EXERCISE OBJECTIVE — Output the data word for word, dropping every image.

RAW DATA —
--- --- ---
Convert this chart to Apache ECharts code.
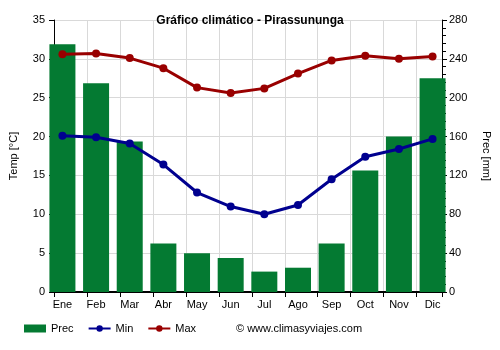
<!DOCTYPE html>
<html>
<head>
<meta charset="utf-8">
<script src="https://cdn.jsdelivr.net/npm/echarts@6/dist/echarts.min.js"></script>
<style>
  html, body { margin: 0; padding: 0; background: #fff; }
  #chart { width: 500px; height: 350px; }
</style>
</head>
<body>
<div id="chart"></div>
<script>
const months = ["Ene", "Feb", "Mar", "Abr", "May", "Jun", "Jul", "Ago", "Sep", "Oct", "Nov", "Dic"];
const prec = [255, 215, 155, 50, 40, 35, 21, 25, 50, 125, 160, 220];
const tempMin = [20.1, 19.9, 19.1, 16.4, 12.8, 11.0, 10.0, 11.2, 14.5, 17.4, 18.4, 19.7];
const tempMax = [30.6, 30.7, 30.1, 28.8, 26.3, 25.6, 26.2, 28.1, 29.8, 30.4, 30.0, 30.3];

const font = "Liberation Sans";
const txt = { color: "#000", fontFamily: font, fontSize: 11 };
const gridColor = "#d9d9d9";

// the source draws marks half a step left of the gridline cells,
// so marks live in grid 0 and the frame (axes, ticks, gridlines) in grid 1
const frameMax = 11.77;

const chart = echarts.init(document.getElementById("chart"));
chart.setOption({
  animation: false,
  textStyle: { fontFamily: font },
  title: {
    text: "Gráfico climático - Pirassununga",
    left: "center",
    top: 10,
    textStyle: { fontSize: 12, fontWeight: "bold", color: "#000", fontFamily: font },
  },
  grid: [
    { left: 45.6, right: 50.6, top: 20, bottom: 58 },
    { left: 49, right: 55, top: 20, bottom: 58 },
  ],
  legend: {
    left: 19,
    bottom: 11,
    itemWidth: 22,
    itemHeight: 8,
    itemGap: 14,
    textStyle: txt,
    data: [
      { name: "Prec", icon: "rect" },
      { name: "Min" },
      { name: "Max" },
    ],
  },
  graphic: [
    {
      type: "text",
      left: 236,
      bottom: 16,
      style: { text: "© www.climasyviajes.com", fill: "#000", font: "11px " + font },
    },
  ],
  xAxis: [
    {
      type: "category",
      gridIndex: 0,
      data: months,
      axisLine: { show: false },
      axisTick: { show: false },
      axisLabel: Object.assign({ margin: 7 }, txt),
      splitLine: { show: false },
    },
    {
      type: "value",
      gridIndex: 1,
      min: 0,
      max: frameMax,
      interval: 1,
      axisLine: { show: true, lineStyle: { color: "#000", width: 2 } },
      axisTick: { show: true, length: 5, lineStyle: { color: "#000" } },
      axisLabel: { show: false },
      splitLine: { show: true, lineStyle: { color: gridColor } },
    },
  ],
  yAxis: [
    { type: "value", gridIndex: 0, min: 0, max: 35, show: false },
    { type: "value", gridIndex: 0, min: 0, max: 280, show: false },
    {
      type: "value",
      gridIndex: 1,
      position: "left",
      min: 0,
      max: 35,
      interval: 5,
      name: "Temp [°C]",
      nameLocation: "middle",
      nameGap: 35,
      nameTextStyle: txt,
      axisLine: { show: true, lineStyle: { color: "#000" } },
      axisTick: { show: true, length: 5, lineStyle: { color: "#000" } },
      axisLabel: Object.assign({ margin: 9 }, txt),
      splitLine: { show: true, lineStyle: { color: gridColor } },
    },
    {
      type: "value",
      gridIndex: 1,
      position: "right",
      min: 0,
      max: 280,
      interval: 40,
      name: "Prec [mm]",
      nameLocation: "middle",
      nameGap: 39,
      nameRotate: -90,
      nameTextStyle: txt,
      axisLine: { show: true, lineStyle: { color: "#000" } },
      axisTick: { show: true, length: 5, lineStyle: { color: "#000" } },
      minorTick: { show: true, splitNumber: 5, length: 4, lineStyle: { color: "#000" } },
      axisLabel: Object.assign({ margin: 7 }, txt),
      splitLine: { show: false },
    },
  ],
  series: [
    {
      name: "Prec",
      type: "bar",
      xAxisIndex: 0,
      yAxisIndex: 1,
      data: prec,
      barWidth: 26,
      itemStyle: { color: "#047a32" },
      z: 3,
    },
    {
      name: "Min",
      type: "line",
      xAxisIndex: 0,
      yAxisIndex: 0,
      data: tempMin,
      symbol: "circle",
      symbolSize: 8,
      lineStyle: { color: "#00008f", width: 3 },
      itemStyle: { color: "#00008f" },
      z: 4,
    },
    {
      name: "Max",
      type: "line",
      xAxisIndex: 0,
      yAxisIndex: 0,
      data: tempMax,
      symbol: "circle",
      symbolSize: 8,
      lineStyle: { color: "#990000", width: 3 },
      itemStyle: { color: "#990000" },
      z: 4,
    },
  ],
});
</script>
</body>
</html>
--- --- ---
WRITTEN SOLUTION —
Convert this chart to Apache ECharts code.
<!DOCTYPE html>
<html>
<head>
<meta charset="utf-8">
<script src="https://cdn.jsdelivr.net/npm/echarts@6/dist/echarts.min.js"></script>
<style>
  html, body { margin: 0; padding: 0; background: #fff; }
  #chart { width: 500px; height: 350px; }
</style>
</head>
<body>
<div id="chart"></div>
<script>
const months = ["Ene", "Feb", "Mar", "Abr", "May", "Jun", "Jul", "Ago", "Sep", "Oct", "Nov", "Dic"];
const prec = [255, 215, 155, 50, 40, 35, 21, 25, 50, 125, 160, 220];
const tempMin = [20.1, 19.9, 19.1, 16.4, 12.8, 11.0, 10.0, 11.2, 14.5, 17.4, 18.4, 19.7];
const tempMax = [30.6, 30.7, 30.1, 28.8, 26.3, 25.6, 26.2, 28.1, 29.8, 30.4, 30.0, 30.3];

const font = "Liberation Sans";
const txt = { color: "#000", fontFamily: font, fontSize: 11 };
const gridColor = "#d9d9d9";

// the source draws marks half a step left of the gridline cells,
// so marks live in grid 0 and the frame (axes, ticks, gridlines) in grid 1
const frameMax = 11.77;

const chart = echarts.init(document.getElementById("chart"));
chart.setOption({
  animation: false,
  textStyle: { fontFamily: font },
  title: {
    text: "Gráfico climático - Pirassununga",
    left: "center",
    top: 10,
    textStyle: { fontSize: 12, fontWeight: "bold", color: "#000", fontFamily: font },
  },
  grid: [
    { left: 45.6, right: 50.6, top: 20, bottom: 58 },
    { left: 49, right: 55, top: 20, bottom: 58 },
  ],
  legend: {
    left: 19,
    bottom: 11,
    itemWidth: 22,
    itemHeight: 8,
    itemGap: 14,
    textStyle: txt,
    data: [
      { name: "Prec", icon: "rect" },
      { name: "Min" },
      { name: "Max" },
    ],
  },
  graphic: [
    {
      type: "text",
      left: 236,
      bottom: 16,
      style: { text: "© www.climasyviajes.com", fill: "#000", font: "11px " + font },
    },
  ],
  xAxis: [
    {
      type: "category",
      gridIndex: 0,
      data: months,
      axisLine: { show: false },
      axisTick: { show: false },
      axisLabel: Object.assign({ margin: 7 }, txt),
      splitLine: { show: false },
    },
    {
      type: "value",
      gridIndex: 1,
      min: 0,
      max: frameMax,
      interval: 1,
      axisLine: { show: true, lineStyle: { color: "#000", width: 2 } },
      axisTick: { show: true, length: 5, lineStyle: { color: "#000" } },
      axisLabel: { show: false },
      splitLine: { show: true, lineStyle: { color: gridColor } },
    },
  ],
  yAxis: [
    { type: "value", gridIndex: 0, min: 0, max: 35, show: false },
    { type: "value", gridIndex: 0, min: 0, max: 280, show: false },
    {
      type: "value",
      gridIndex: 1,
      position: "left",
      min: 0,
      max: 35,
      interval: 5,
      name: "Temp [°C]",
      nameLocation: "middle",
      nameGap: 35,
      nameTextStyle: txt,
      axisLine: { show: true, lineStyle: { color: "#000" } },
      axisTick: { show: true, length: 5, lineStyle: { color: "#000" } },
      axisLabel: Object.assign({ margin: 9 }, txt),
      splitLine: { show: true, lineStyle: { color: gridColor } },
    },
    {
      type: "value",
      gridIndex: 1,
      position: "right",
      min: 0,
      max: 280,
      interval: 40,
      name: "Prec [mm]",
      nameLocation: "middle",
      nameGap: 39,
      nameRotate: -90,
      nameTextStyle: txt,
      axisLine: { show: true, lineStyle: { color: "#000" } },
      axisTick: { show: true, length: 5, lineStyle: { color: "#000" } },
      minorTick: { show: true, splitNumber: 5, length: 4, lineStyle: { color: "#000" } },
      axisLabel: Object.assign({ margin: 7 }, txt),
      splitLine: { show: false },
    },
  ],
  series: [
    {
      name: "Prec",
      type: "bar",
      xAxisIndex: 0,
      yAxisIndex: 1,
      data: prec,
      barWidth: 26,
      itemStyle: { color: "#047a32" },
      z: 3,
    },
    {
      name: "Min",
      type: "line",
      xAxisIndex: 0,
      yAxisIndex: 0,
      data: tempMin,
      symbol: "circle",
      symbolSize: 8,
      lineStyle: { color: "#00008f", width: 3 },
      itemStyle: { color: "#00008f" },
      z: 4,
    },
    {
      name: "Max",
      type: "line",
      xAxisIndex: 0,
      yAxisIndex: 0,
      data: tempMax,
      symbol: "circle",
      symbolSize: 8,
      lineStyle: { color: "#990000", width: 3 },
      itemStyle: { color: "#990000" },
      z: 4,
    },
  ],
});
</script>
</body>
</html>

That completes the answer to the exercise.